Brazil confirms Air France jet crashed in ocean
Brazilian military planes found a 5-km path of wreckage in the Atlantic Ocean, confirming that an Air France jet carrying 228 people crashed in the sea, Defence Minister Nelson Jobim has said.
Brazilian military planes found a 5-km path of wreckage in the Atlantic Ocean, confirming that an Air France jet carrying 228 people crashed in the sea, Defence Minister Nelson Jobim has said.
Jobim told reporters in Rio de Janeiro that the discovery "confirms that the plane went down in that area," hundreds of kilometres from the Brazilian archipelago of Fernando de Noronha.
"There isn't the slightest doubt that the debris is from the Air France plane," Jobim said yesterday.
He said the strip of wreckage included metallic and nonmetallic pieces, but did not describe them in detail. No bodies were spotted in the crash of the Airbus A330 in which all aboard are believed to have died.
The discovery came just hours after authorities announced they had found an airplane seat, an orange buoy and signs of fuel in a part of the Atlantic Ocean where ocean depths range from less than 1,610 meters to more than 4,800 meters.

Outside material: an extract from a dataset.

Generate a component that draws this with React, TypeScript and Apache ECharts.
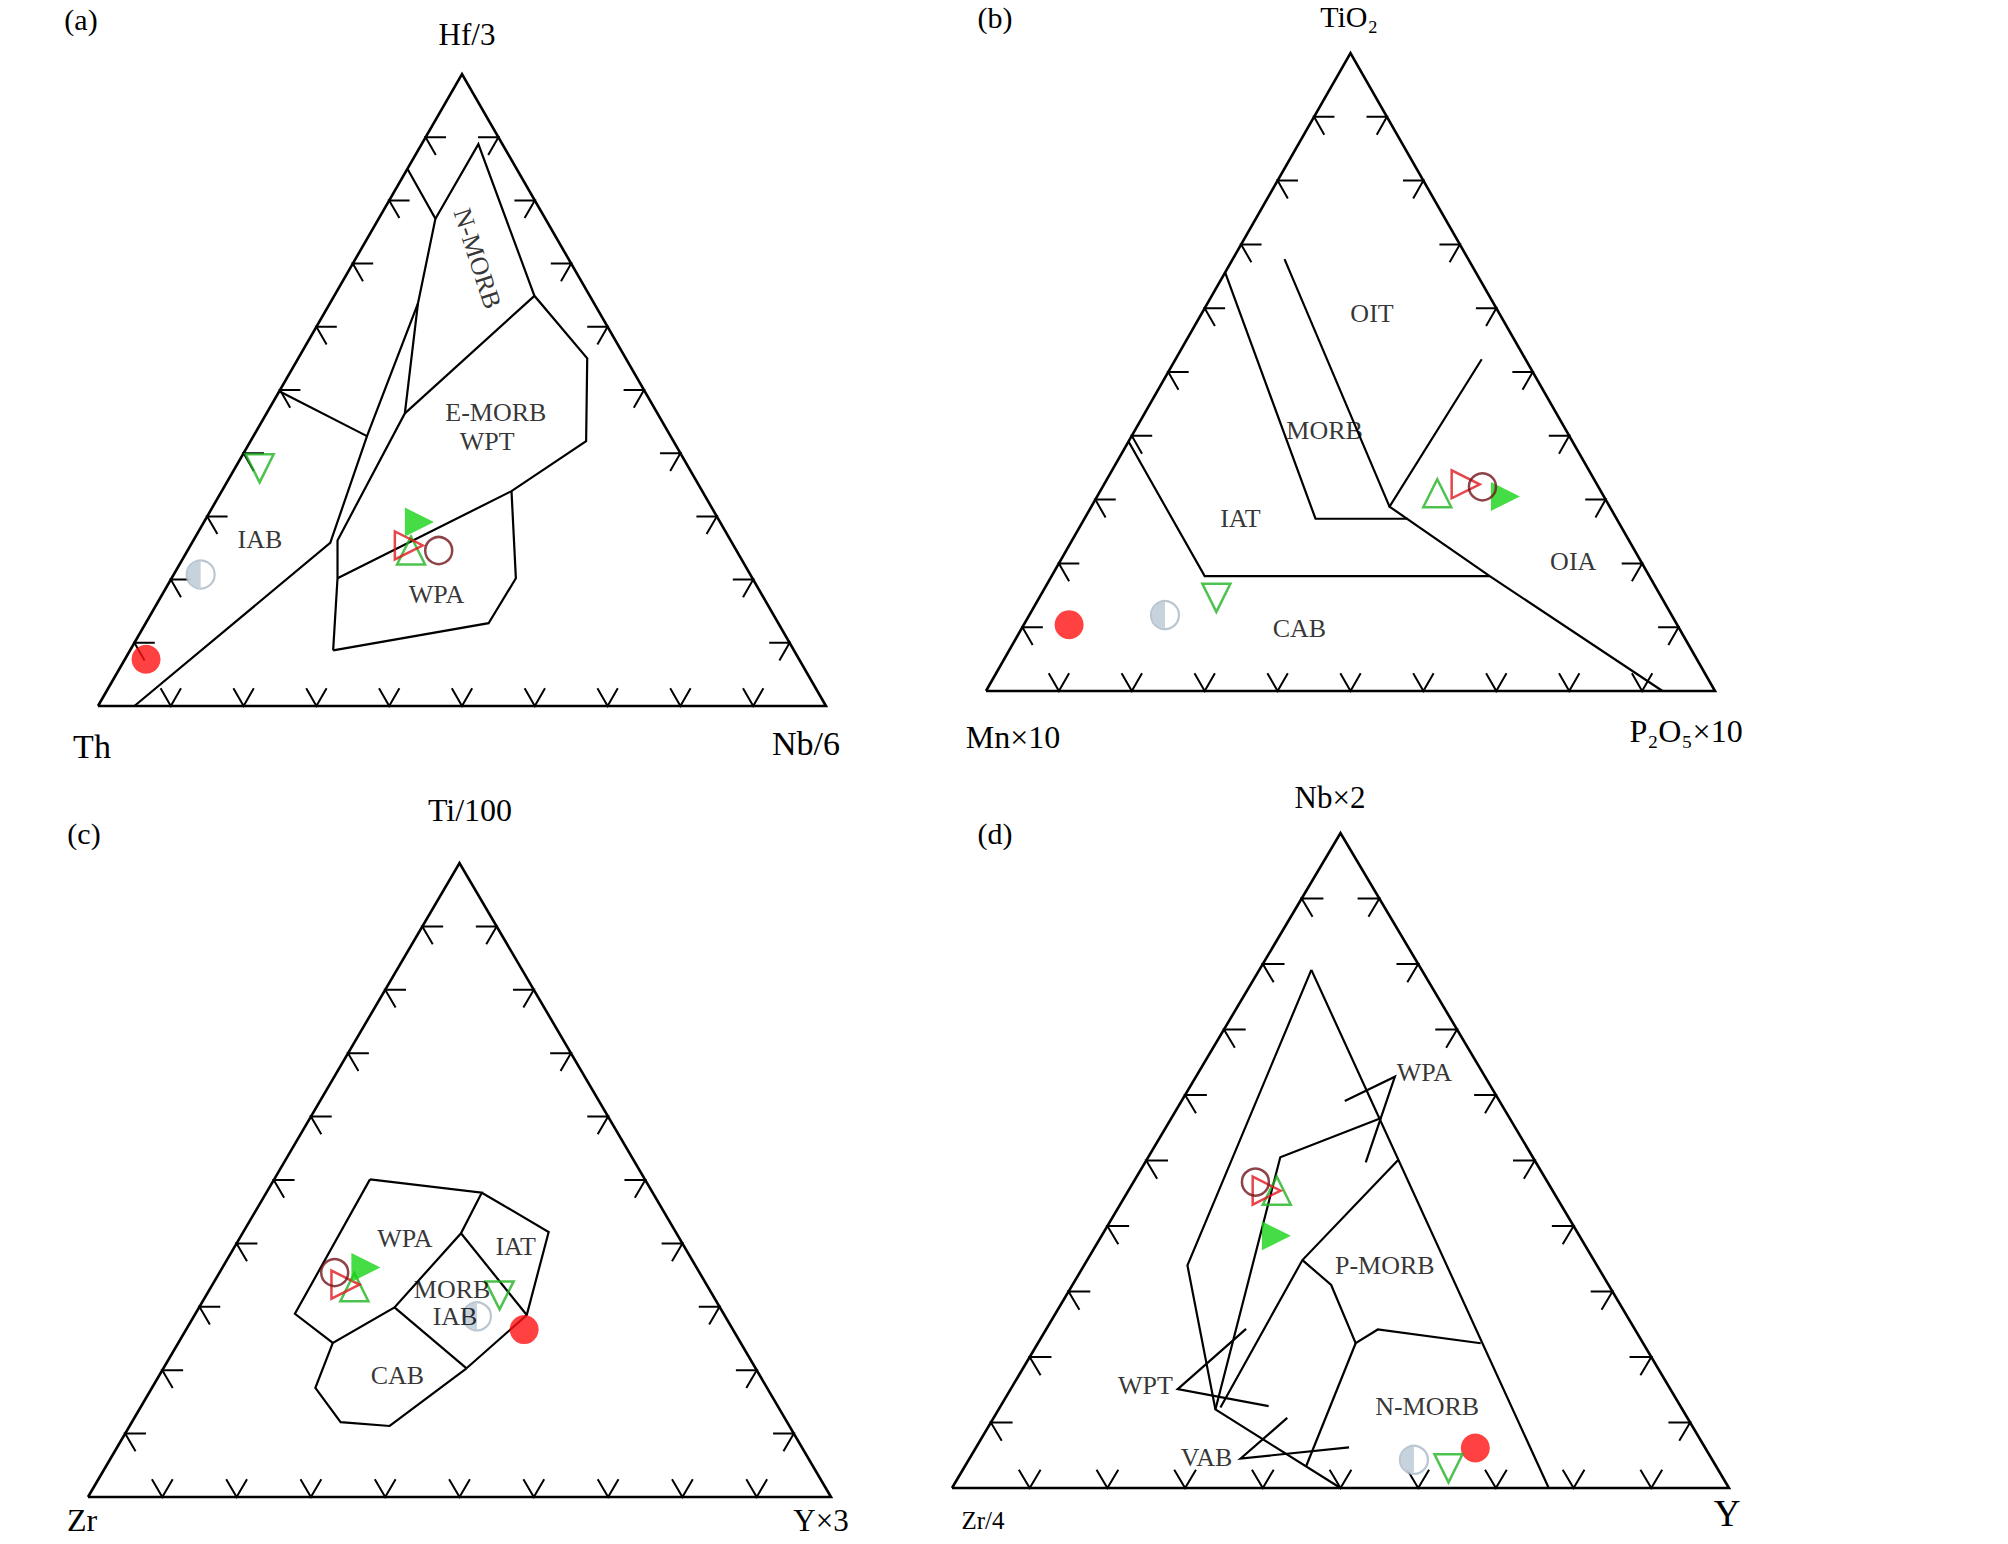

Jobim said recovery of the plane's cockpit voice and data recorders and other wreckage could be difficult because much of the wreckage sank.
"It's going to be very hard to search for it because it could be at a depth of 2,000 meters or 3,000 meters in that area of the ocean," Jobim said.
The initial discovery of wreckage announced before Jobim spoke came about 36 hours after the jet went missing as it flew from Rio de Janeiro toward Paris.